Recently, alkaline phosphatase (AP), an endogenous enzyme that exerts detoxifying effects through dephosphorylation of various PAMPs, including bacterial endotoxin and proinflammatory mediators such as extracellular ATP, has been proposed as a specific therapy for AKI. The STOP-AKI trial, a randomized, double-blind, placebo-controlled dose-finding study determined the optimal dose but also effects on kidney function of a human recombinant AP in critically ill patients with septic AKI [37]. However, this study was not able to demonstrate a significant improvement in short-term kidney function (7 days) as the primary outcome, but a beneficial effect on kidney function after 28 days was discussed. In addition, AP beneficially affected “major adverse kidney events” (MAKE) at 60 and 90 days, mainly driven by a difference in survival. However, mortality was not a prespecified endpoint in this small study. Further research in a larger clinical trial is needed to determine effects of AP not only on kidney function but on the septic process and organ failure prevention in general. Perhaps lessons learned from AKI may be beneficial even for mortality in septic patients.

Conclusion

For preventing organ failure the following lessons can be learned from acute kidney injury:

  • Early diagnosis and recognition of high risk patients is crucial.

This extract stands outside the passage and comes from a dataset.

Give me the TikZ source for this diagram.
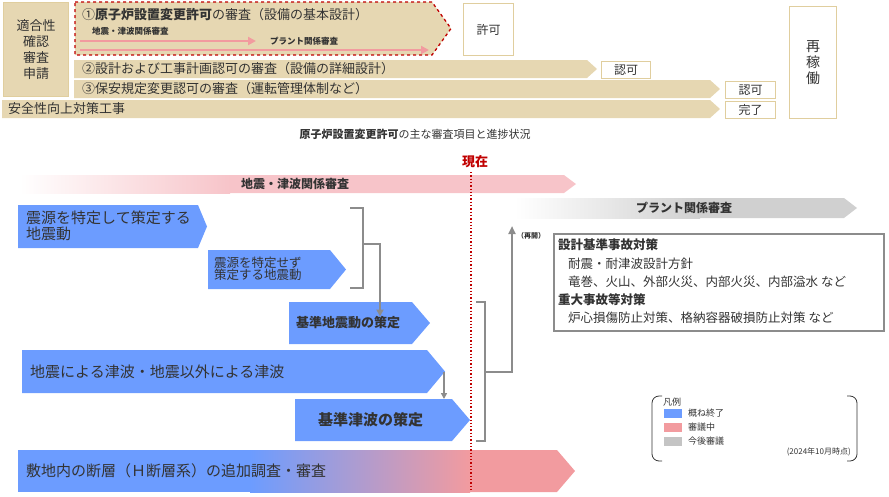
\documentclass[tikz,border=0pt]{standalone}
\usepackage{fontspec}
\setmainfont{Noto Sans CJK JP}
\newfontfamily\jpb{Noto Sans CJK JP}[BoldFont={* Bold}]
\usetikzlibrary{arrows.meta}
\definecolor{beige}{HTML}{E6D7B2}
\definecolor{beigeb}{HTML}{E0CE9E}
\definecolor{bl}{HTML}{6C9CFF}
\definecolor{pk}{HTML}{F29B9F}
\definecolor{lpk}{HTML}{F7C4C9}
\definecolor{gr}{HTML}{C4C4C4}
\definecolor{redd}{HTML}{C00000}
\definecolor{txt}{HTML}{333333}
\newcommand\pent[6]{\path[#6] (#1,#2) -- ({#3-#5},#2) -- (#3,{(#2+#4)/2}) -- ({#3-#5},#4) -- (#1,#4) -- cycle;}
\tikzset{
 lbl/.style={anchor=west,inner sep=0,text=txt,font=\fontsize{12}{13}\selectfont},
 wbox/.style={draw=beigeb,line width=1pt,fill=white,text=txt,font=\fontsize{12}{13}\selectfont,inner sep=0},
 blt/.style={anchor=west,inner sep=0,text=txt,font=\fontsize{15}{16}\selectfont,align=left},
 conn/.style={draw=gray!90,line width=2pt},
 legsw/.style={inner sep=0,minimum width=18pt,minimum height=9pt}
}
\begin{document}
\begin{tikzpicture}[x=1pt,y=-1pt]
\useasboundingbox (0,0) rectangle (889,496);
% ---------- top ----------
\node[draw=beigeb,fill=beige,line width=1pt,minimum width=65pt,minimum height=94pt,anchor=north west,inner sep=0,align=center,text=txt,font=\fontsize{13}{16}\selectfont] (app) at (3,2) {適合性\\確認\\審査\\申請};
\pent{75}{2}{451}{55}{19}{fill=beige,draw=redd,dashed,line width=1.3pt}
\node[lbl,font=\fontsize{13}{14}\selectfont] (r1) at (82,15) {①\textbf{原子炉設置変更許可}の審査（設備の基本設計）};
\node[lbl,font=\bfseries\fontsize{8.5}{9}\selectfont] (l1) at (92,31) {地震・津波関係審査};
\node[lbl,font=\bfseries\fontsize{8.5}{9}\selectfont] (l2) at (270,41) {プラント関係審査};
\coordinate (a1s) at (80,41); \coordinate (a1e) at (256,41);
\coordinate (a2s) at (80,50); \coordinate (a2e) at (429,50);
\draw[draw=pk,line width=2.2pt,-{Triangle[length=8pt,width=8pt]}] (a1s) -- (a1e);
\draw[draw=pk,line width=2.2pt,-{Triangle[length=8pt,width=8pt]}] (a2s) -- (a2e);
\node[wbox,minimum width=50pt,minimum height=52pt,anchor=north west] (kyoka) at (463,3) {許可};
\pent{74}{60}{597}{78}{10}{fill=beige}
\node[lbl,font=\fontsize{13}{14}\selectfont] (r2) at (82,69) {②設計および工事計画認可の審査（設備の詳細設計）};
\node[wbox,minimum width=49pt,minimum height=17pt,anchor=north west] (n2) at (601,61) {認可};
\pent{74}{80}{720}{98}{10}{fill=beige}
\node[lbl,font=\fontsize{13}{14}\selectfont] (r3) at (82,89) {③保安規定変更認可の審査（運転管理体制など）};
\node[wbox,minimum width=50pt,minimum height=17pt,anchor=north west] (n3) at (725,81) {認可};
\pent{2}{100}{720}{118}{10}{fill=beige}
\node[lbl,font=\fontsize{13}{14}\selectfont] (r4) at (8,109) {安全性向上対策工事};
\node[wbox,minimum width=50pt,minimum height=17pt,anchor=north west] (n4) at (725,101) {完了};
\node[wbox,minimum width=47pt,minimum height=112pt,anchor=north west,align=center,font=\fontsize{14}{16}\selectfont] (sai) at (789,6) {再\\稼\\働};
\node[inner sep=0,text=txt,font=\fontsize{11}{12}\selectfont] (cap) at (415,134) {\textbf{原子炉設置変更許可}の主な審査項目と進捗状況};
% ---------- bottom ----------
\node[inner sep=0,text=redd,font=\bfseries\fontsize{13}{14}\selectfont] (now) at (475,162) {現在};
\shade[left color=white,right color=lpk] (20,175) rectangle (230,193);
\pent{229}{175}{576}{193}{12}{fill=lpk}
\node[inner sep=0,text=txt,font=\bfseries\fontsize{12}{13}\selectfont] (eq) at (295,184) {地震・津波関係審査};
\shade[left color=white,right color=gr!80] (515,198) rectangle (700,218);
\pent{699}{198}{857}{218}{13}{fill=gr!80}
\node[inner sep=0,text=txt,font=\bfseries\fontsize{12}{13}\selectfont] (pl) at (684,208) {プラント関係審査};
\pent{18}{205}{207}{248}{9}{fill=bl}
\node[blt] (b1) at (26,226) {震源を特定して策定する\\地震動};
\pent{208}{250}{346}{289}{16}{fill=bl}
\node[blt,font=\fontsize{12.5}{12}\selectfont] (b2) at (214,269) {震源を特定せず\\策定する地震動};
\pent{289}{302}{430}{344}{18}{fill=bl}
\node[blt,font=\bfseries\fontsize{13}{14}\selectfont] (b3) at (296,323) {基準地震動の策定};
\pent{22}{350}{445}{393}{18}{fill=bl}
\node[blt] (b4) at (30,372) {地震による津波・地震以外による津波};
\pent{295}{399}{470}{441}{18}{fill=bl}
\node[blt,font=\bfseries\fontsize{15}{16}\selectfont] (b5) at (318,420) {基準津波の策定};
\fill[bl] (18,450) rectangle (251,492);
\shade[left color=bl,right color=pk] (250,450) rectangle (470,492);
\pent{469}{450}{575}{492}{18}{fill=pk}
\node[blt] (b6) at (26,471) {敷地内の断層（Ｈ断層系）の追加調査・審査};
\coordinate (lt) at (471,172); \coordinate (lb) at (471,492);
\draw[redd,dotted,line width=1.3pt] (lt) -- (lb);
% brackets
\coordinate (k1a) at (350,208); \coordinate (k1b) at (363,208); \coordinate (k1c) at (363,288); \coordinate (k1d) at (350,288);
\draw[conn] (k1a) -- (k1b) -- (k1c) -- (k1d);
\coordinate (k1m) at (363,244); \coordinate (k1e) at (380,244);
\draw[conn,-{Triangle[length=7pt,width=7pt]}] (k1m) -- (k1e) -- (b3.north -| k1e);
\coordinate (k3s) at (444,372); \coordinate (k3e) at (444,399);
\draw[conn,line width=1.6pt,-{Triangle[length=6pt,width=6pt]}] (k3s) -- (k3e);
\coordinate (k2a) at (476,302); \coordinate (k2b) at (485,302); \coordinate (k2c) at (485,441); \coordinate (k2d) at (476,441);
\draw[conn] (k2a) -- (k2b) -- (k2c) -- (k2d);
\coordinate (k2m) at (485,372); \coordinate (k2e) at (512,372); \coordinate (k2t) at (512,226);
\draw[conn,-{Triangle[length=8pt,width=7pt]}] (k2m) -- (k2e) -- (k2t);
\node[inner sep=0,anchor=west,text=txt,font=\bfseries\fontsize{7}{8}\selectfont] (rs) at (517,236) {（再開）};
\node[draw=gray!90,line width=2pt,minimum width=330pt,minimum height=97pt,anchor=north west,inner sep=0] (meas) at (553,233) {};
\begin{scope}[every node/.style={anchor=west,inner sep=0,text=txt,font=\fontsize{12.5}{13}\selectfont}]
\node (m1) at (558,245) {\textbf{設計基準事故対策}};
\node (m2) at (568,264) {耐震・耐津波設計方針};
\node (m3) at (568,282) {竜巻、火山、外部火災、内部火災、内部溢水 など};
\node (m4) at (558,300) {\textbf{重大事故等対策}};
\node (m5) at (568,318) {炉心損傷防止対策、格納容器破損防止対策 など};
\end{scope}
% legend
\coordinate (g1) at (662,396); \coordinate (g2) at (662,461);
\coordinate (g3) at (847,396); \coordinate (g4) at (847,461);
\draw[txt,line width=0.8pt,rounded corners=7pt] (g1) -- (652,396) -- (652,461) -- (g2);
\draw[txt,line width=0.8pt,rounded corners=7pt] (g3) -- (857,396) -- (857,461) -- (g4);
\node[inner sep=0,anchor=west,text=txt,font=\fontsize{9}{10}\selectfont] (lg) at (663,402) {凡例};
\node[legsw,fill=bl] (s1) at (673,413) {};
\node[legsw,fill=pk] (s2) at (673,427) {};
\node[legsw,fill=gr] (s3) at (673,441) {};
\node[inner sep=0,anchor=west,text=txt,font=\fontsize{9}{10}\selectfont] (t1) at (688,413) {概ね終了};
\node[inner sep=0,anchor=west,text=txt,font=\fontsize{9}{10}\selectfont] (t2) at (688,427) {審議中};
\node[inner sep=0,anchor=west,text=txt,font=\fontsize{9}{10}\selectfont] (t3) at (688,441) {今後審議};
\node[inner sep=0,anchor=east,text=txt,font=\fontsize{8}{9}\selectfont] (dt) at (851,452) {(2024年10月時点)};
\end{tikzpicture}
\end{document}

  • Prevention includes more general measures like removing toxins and optimizing hemodynamics.

  • Organ failure is often functional despite maintained organ perfusion and cellular integrity.

  • Vasopressor therapy and maintenance of mean arterial pressure is organ protective. Pressure goals remain to be better defined, but should be individualized.

  • Rapid fluid therapy is important but overhydration may worsen organ function.

  • Balanced crystalloids are best choice for fluid resuscitation.

  • Inflammatory processes and mitochondrial dysfunction are new targets for development of novel therapeutic strategies.